Signal Processing and Speech Communication Laboratory
hometheses & projects › Homophone disambiguation for conversational Austrian German

Homophone disambiguation for conversational Austrian German

Status
Open
Type
Master Thesis
Announcement date
14 Jul 2020
Mentors
Research Areas

Topic Description

One serious problem for Automatic Speech Recognition (ASR) is the disambiguation of homophones, i.e., words of different meaning but similar pronunciation. Homophone disambiguation is usually done via the words context in the sentence: the word which best matches the meaning of the whole sentence is chosen. Whereas this method reaches good results in read speech, it fails in conversational, spontaneous speech, where sentences are often short, not realized syntactically complete or even grammatically incorrect. It may seem, that the problem is not solvable for spontaneous speech. In recent studies, however, we found that words which are homophonic in read speech are often pronounced differently or reduced in spontaneous speech. The word DAS, for instance, is likely to be pronounced as ’s Haus when used as article in a sentence like “I hab mir ’s Haus schon angschaut”, but as das Haus when used as demonstrative in a sentence like “ Das Haus hab ich mir angschaut”.

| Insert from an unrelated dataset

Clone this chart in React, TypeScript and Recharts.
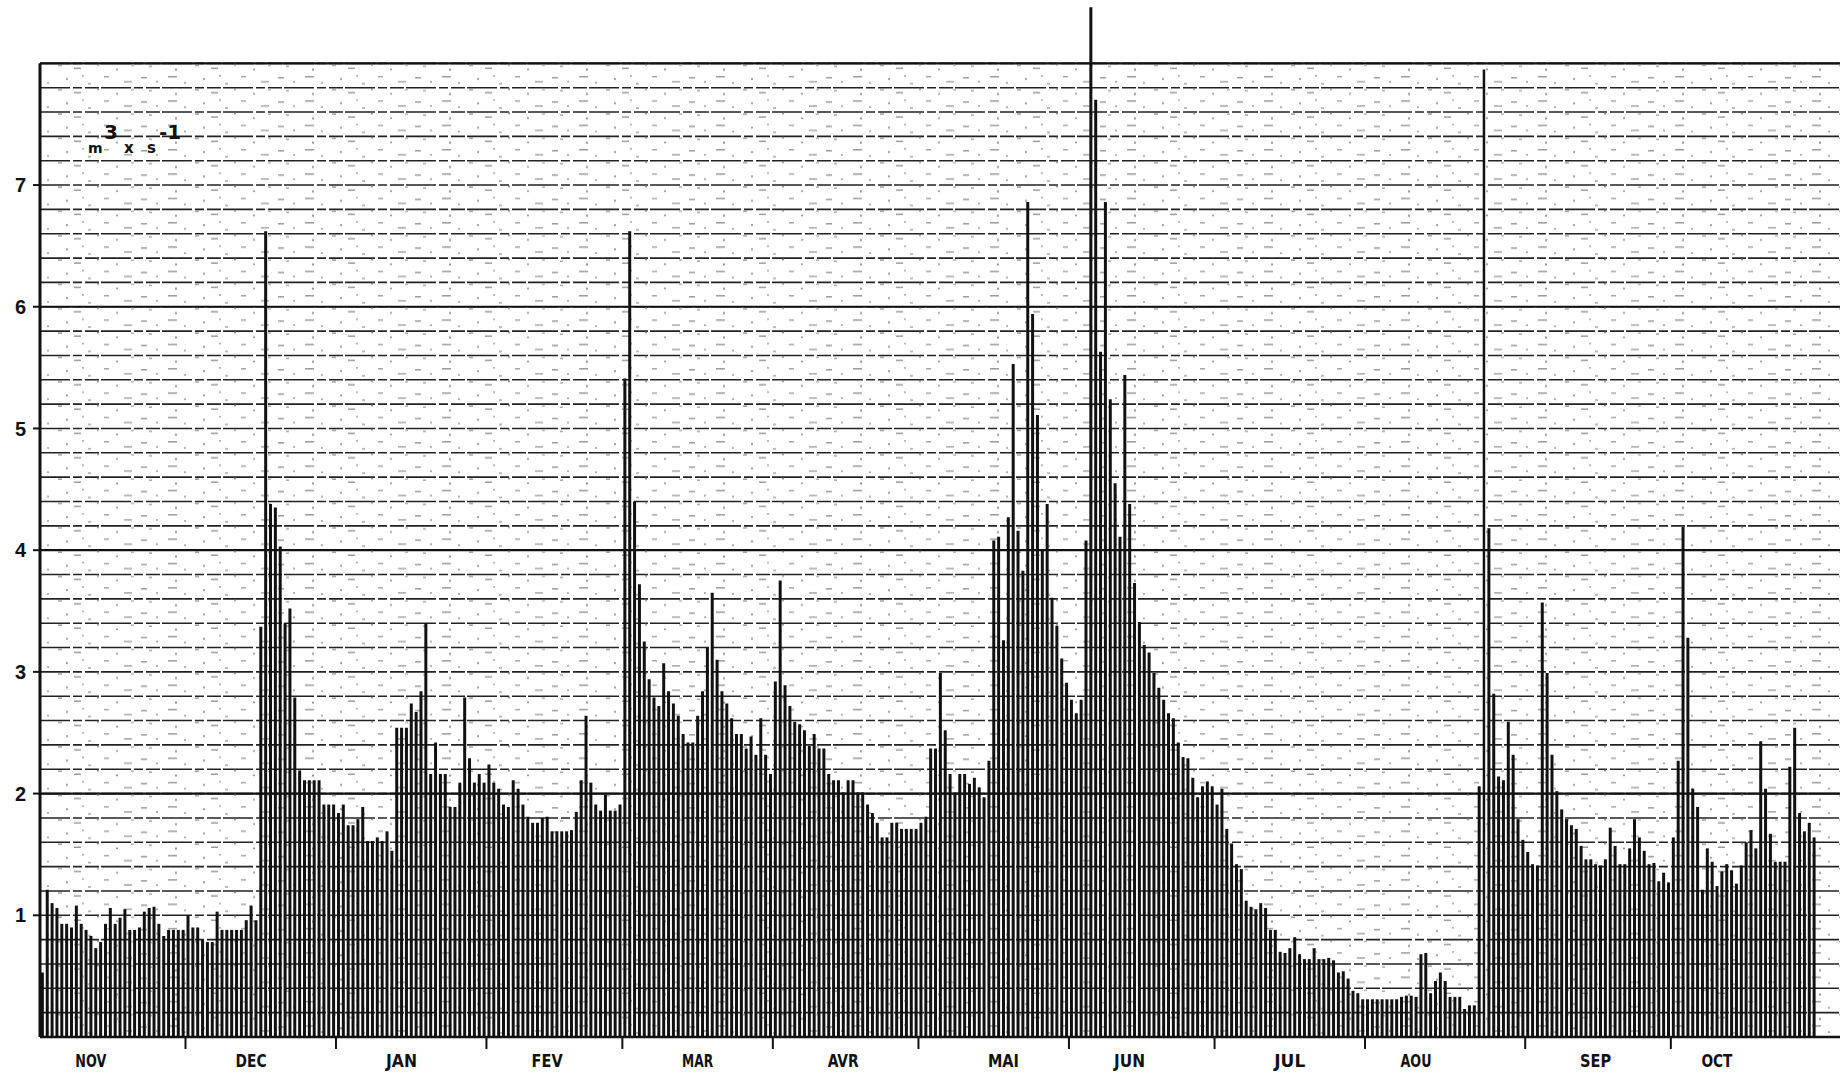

The aim of this thesis is to build an automatic classification tool which is able to disambiguate homophones on the basis of acoustic features extracted from the speech signal. Furthermore, the classifier shall be incorporated into our KALDI speech recognizer, in order to test whether in yields improvements for speech recognition.

Your Tasks

  • Review of literature
  • Incorporate existing pronunciation lexicon into pronunciation modeling component of an ASR system
  • System tests on different speech styles
  • Documentation

Your Requirements

  • Motivation and interest in the topic
  • Recommended: Speech Communication 2 or
  • Recommended: Spoken language in human and human computer dialogue;
  • or to attempt one of the Speech Communication courses in parallel to writing the thesis.